Достигнутое личным влиянием митрополита Макария, Сильвестра, Алексея Адашева ограничение произвола верховной власти Избранная Рада сразу же попыталась закрепить и расширить с помощью широкой программы внутренних реформ. Впервые в России была предпринята попытка ограничить традиционный произвол на всех уровнях всеобъемлющей законодательной системой: был создан новый Судебник, проведены реформы податного обложения, составлено новое уложение о службе, по которому каждый помещик или вотчинник равно должен был выставлять одного конного воина с каждых 150 десятин земли, на протяжении 50-х годов постепенно происходит отмена кормлений, с которыми были связаны многочисленные злоупотребления в годы малолетства Ивана IV, причем в характере этой реформы ясно видно стремление Избранной Рады к разделению властей, к расширению слоя лиц, принимающих участие в управлении государством, и к введению впервые в русской истории выборного начала. Ранее почти неограниченная, власть наместников и волостителей теперь, с одной стороны, подвергается все более жесткому надзору центральных бюрократических учреждений — приказов, а с другой, некоторые важнейшие функции прежних наместников — суд и сбор податей — передаются в руки местных выборных властей: в центре страны в ведение губных старост, которые выбирались по уездам из провинциальных детей боярских, были переданы судебные дела (душегубство и разбой), а земским «излюбленным головам» (в основном на Севере), выбираемым из посадского населения и черносошных крестьян, передавались и судебные дела, и сбор податей.

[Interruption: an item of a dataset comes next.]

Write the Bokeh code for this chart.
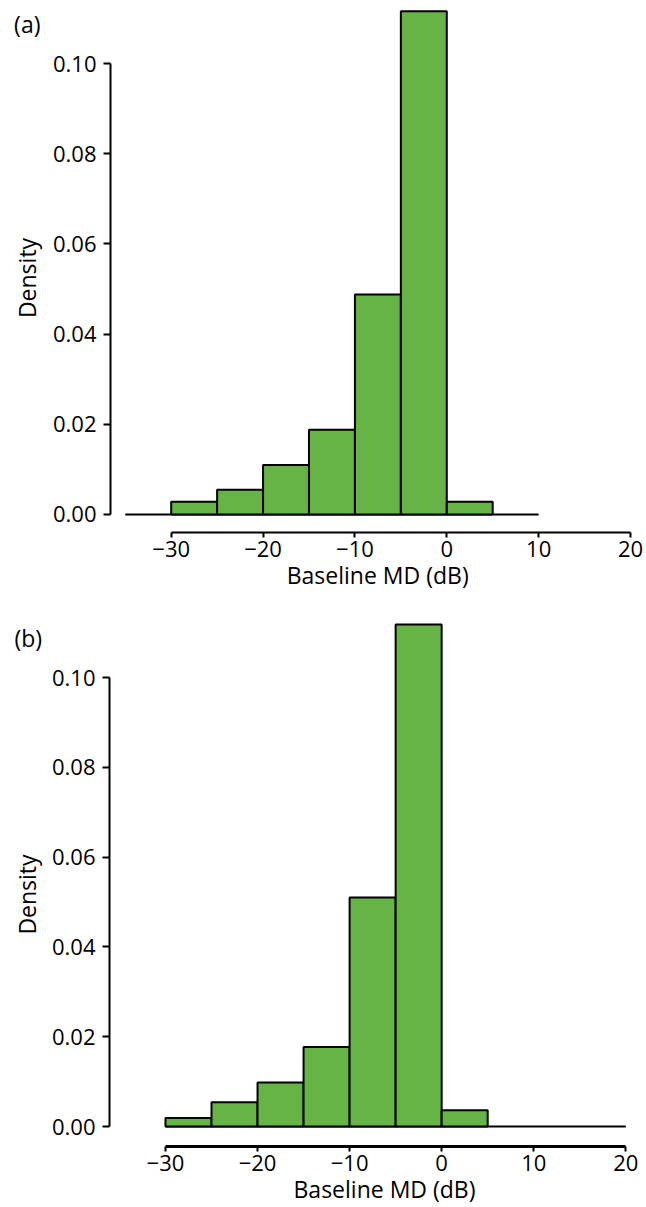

Косвенное ограничение верховной власти и ограничение вообще всякого произвола, идущие сразу по многим каналам («чин» царского двора, дополненный «Домостроем» и личным влиянием Сильвестра и митрополита Макария, местничество, в определенной степени регулирующее назначения на наместнические и воеводские места, возрастание роли приказов и дьяков, руководивших ими, создание развитого законодательства, первые элементы разделения и выборности властей (позднее, во времена опричнины, под ее удар по очереди попадут все, кто был так или иначе связан с попытками ограничения верховной власти — от бояр и княжат до дьяков, земских дворян и церковных иерархов), привели к быстрому усилению Русского государства. В 1552—1556 годах Россия добилась крупнейших в своей истории внешнеполитических успехов: были завоеваны Казанское и Астраханское ханства, наследники вековечного врага — Золотой Орды. Начавшаяся в 1558 году Ливонская война также принесла России быстрый успех — в течение первого года военных действий была завоевана половина Ливонии.